§ Figure scripts:
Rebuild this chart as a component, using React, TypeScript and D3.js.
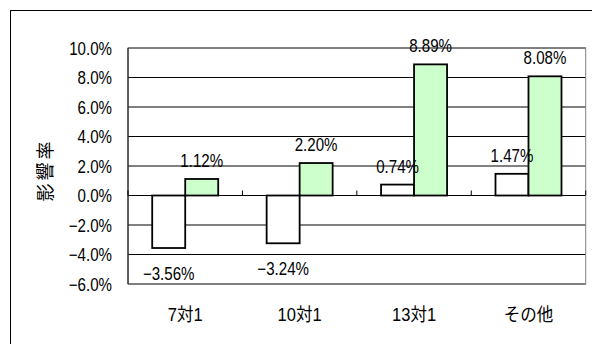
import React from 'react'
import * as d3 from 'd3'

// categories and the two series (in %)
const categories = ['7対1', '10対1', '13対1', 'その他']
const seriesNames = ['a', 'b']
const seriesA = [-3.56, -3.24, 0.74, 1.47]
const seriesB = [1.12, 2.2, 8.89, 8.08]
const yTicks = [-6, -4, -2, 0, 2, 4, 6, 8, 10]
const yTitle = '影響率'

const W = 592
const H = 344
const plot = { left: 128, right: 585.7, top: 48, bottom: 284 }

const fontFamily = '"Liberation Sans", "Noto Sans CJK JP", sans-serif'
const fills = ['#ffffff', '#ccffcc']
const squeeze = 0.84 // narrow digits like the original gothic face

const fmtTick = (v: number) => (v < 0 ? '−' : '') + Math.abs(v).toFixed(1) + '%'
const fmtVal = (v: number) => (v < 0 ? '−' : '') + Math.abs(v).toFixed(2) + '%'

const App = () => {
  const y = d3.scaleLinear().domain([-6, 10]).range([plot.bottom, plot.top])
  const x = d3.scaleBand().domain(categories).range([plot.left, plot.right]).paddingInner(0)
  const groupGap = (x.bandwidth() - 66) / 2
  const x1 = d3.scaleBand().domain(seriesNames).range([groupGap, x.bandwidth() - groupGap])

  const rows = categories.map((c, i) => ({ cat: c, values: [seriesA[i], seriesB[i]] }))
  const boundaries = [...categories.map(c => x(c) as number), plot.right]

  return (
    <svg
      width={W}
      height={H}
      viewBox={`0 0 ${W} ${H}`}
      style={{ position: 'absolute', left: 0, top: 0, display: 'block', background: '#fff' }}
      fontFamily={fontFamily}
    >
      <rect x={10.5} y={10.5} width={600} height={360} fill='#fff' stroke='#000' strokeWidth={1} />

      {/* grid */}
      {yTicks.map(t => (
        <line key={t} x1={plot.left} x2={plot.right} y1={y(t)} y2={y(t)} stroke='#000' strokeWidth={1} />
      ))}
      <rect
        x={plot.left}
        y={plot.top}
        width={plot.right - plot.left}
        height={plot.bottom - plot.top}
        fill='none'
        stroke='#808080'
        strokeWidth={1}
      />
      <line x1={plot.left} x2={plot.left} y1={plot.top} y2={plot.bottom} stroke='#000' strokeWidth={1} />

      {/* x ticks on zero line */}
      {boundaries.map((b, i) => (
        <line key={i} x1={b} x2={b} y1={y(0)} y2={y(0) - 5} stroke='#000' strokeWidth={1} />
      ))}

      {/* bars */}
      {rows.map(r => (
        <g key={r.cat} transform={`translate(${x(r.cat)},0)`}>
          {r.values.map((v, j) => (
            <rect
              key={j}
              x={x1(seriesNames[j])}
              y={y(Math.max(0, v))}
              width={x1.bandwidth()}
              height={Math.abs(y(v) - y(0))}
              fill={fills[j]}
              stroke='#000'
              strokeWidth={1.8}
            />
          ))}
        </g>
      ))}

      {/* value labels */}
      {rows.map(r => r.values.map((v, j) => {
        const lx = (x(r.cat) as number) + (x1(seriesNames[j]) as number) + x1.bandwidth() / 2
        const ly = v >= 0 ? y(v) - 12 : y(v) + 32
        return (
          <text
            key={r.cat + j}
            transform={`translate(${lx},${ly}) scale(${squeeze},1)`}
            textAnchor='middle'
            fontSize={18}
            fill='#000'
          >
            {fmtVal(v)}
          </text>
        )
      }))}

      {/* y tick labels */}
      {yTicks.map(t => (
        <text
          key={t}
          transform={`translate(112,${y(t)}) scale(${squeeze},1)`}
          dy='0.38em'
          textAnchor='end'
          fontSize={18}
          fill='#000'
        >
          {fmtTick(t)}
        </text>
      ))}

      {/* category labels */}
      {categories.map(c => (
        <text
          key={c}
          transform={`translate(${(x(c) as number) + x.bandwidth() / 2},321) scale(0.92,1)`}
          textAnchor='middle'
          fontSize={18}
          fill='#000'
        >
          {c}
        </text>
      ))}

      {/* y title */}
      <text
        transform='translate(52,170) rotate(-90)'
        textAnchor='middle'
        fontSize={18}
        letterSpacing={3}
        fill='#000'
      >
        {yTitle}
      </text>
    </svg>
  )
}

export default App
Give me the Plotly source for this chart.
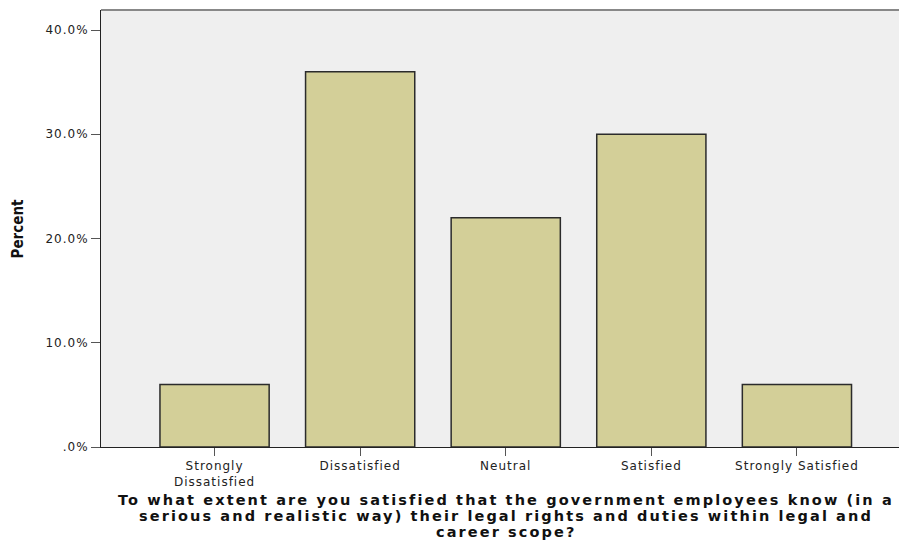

§ SET PROBLEM: Except for the pictures, give all the material above again verbatim.

§ EXPECTED ANSWER:
Rebuild this chart as a component, using React, TypeScript and D3.js.
import React from 'react'
import * as d3 from 'd3'

// categories and the two series (in %)
const categories = ['7対1', '10対1', '13対1', 'その他']
const seriesNames = ['a', 'b']
const seriesA = [-3.56, -3.24, 0.74, 1.47]
const seriesB = [1.12, 2.2, 8.89, 8.08]
const yTicks = [-6, -4, -2, 0, 2, 4, 6, 8, 10]
const yTitle = '影響率'

const W = 592
const H = 344
const plot = { left: 128, right: 585.7, top: 48, bottom: 284 }

const fontFamily = '"Liberation Sans", "Noto Sans CJK JP", sans-serif'
const fills = ['#ffffff', '#ccffcc']
const squeeze = 0.84 // narrow digits like the original gothic face

const fmtTick = (v: number) => (v < 0 ? '−' : '') + Math.abs(v).toFixed(1) + '%'
const fmtVal = (v: number) => (v < 0 ? '−' : '') + Math.abs(v).toFixed(2) + '%'

const App = () => {
  const y = d3.scaleLinear().domain([-6, 10]).range([plot.bottom, plot.top])
  const x = d3.scaleBand().domain(categories).range([plot.left, plot.right]).paddingInner(0)
  const groupGap = (x.bandwidth() - 66) / 2
  const x1 = d3.scaleBand().domain(seriesNames).range([groupGap, x.bandwidth() - groupGap])

  const rows = categories.map((c, i) => ({ cat: c, values: [seriesA[i], seriesB[i]] }))
  const boundaries = [...categories.map(c => x(c) as number), plot.right]

  return (
    <svg
      width={W}
      height={H}
      viewBox={`0 0 ${W} ${H}`}
      style={{ position: 'absolute', left: 0, top: 0, display: 'block', background: '#fff' }}
      fontFamily={fontFamily}
    >
      <rect x={10.5} y={10.5} width={600} height={360} fill='#fff' stroke='#000' strokeWidth={1} />

      {/* grid */}
      {yTicks.map(t => (
        <line key={t} x1={plot.left} x2={plot.right} y1={y(t)} y2={y(t)} stroke='#000' strokeWidth={1} />
      ))}
      <rect
        x={plot.left}
        y={plot.top}
        width={plot.right - plot.left}
        height={plot.bottom - plot.top}
        fill='none'
        stroke='#808080'
        strokeWidth={1}
      />
      <line x1={plot.left} x2={plot.left} y1={plot.top} y2={plot.bottom} stroke='#000' strokeWidth={1} />

      {/* x ticks on zero line */}
      {boundaries.map((b, i) => (
        <line key={i} x1={b} x2={b} y1={y(0)} y2={y(0) - 5} stroke='#000' strokeWidth={1} />
      ))}

      {/* bars */}
      {rows.map(r => (
        <g key={r.cat} transform={`translate(${x(r.cat)},0)`}>
          {r.values.map((v, j) => (
            <rect
              key={j}
              x={x1(seriesNames[j])}
              y={y(Math.max(0, v))}
              width={x1.bandwidth()}
              height={Math.abs(y(v) - y(0))}
              fill={fills[j]}
              stroke='#000'
              strokeWidth={1.8}
            />
          ))}
        </g>
      ))}

      {/* value labels */}
      {rows.map(r => r.values.map((v, j) => {
        const lx = (x(r.cat) as number) + (x1(seriesNames[j]) as number) + x1.bandwidth() / 2
        const ly = v >= 0 ? y(v) - 12 : y(v) + 32
        return (
          <text
            key={r.cat + j}
            transform={`translate(${lx},${ly}) scale(${squeeze},1)`}
            textAnchor='middle'
            fontSize={18}
            fill='#000'
          >
            {fmtVal(v)}
          </text>
        )
      }))}

      {/* y tick labels */}
      {yTicks.map(t => (
        <text
          key={t}
          transform={`translate(112,${y(t)}) scale(${squeeze},1)`}
          dy='0.38em'
          textAnchor='end'
          fontSize={18}
          fill='#000'
        >
          {fmtTick(t)}
        </text>
      ))}

      {/* category labels */}
      {categories.map(c => (
        <text
          key={c}
          transform={`translate(${(x(c) as number) + x.bandwidth() / 2},321) scale(0.92,1)`}
          textAnchor='middle'
          fontSize={18}
          fill='#000'
        >
          {c}
        </text>
      ))}

      {/* y title */}
      <text
        transform='translate(52,170) rotate(-90)'
        textAnchor='middle'
        fontSize={18}
        letterSpacing={3}
        fill='#000'
      >
        {yTitle}
      </text>
    </svg>
  )
}

export default App
Give me the Plotly source for this chart.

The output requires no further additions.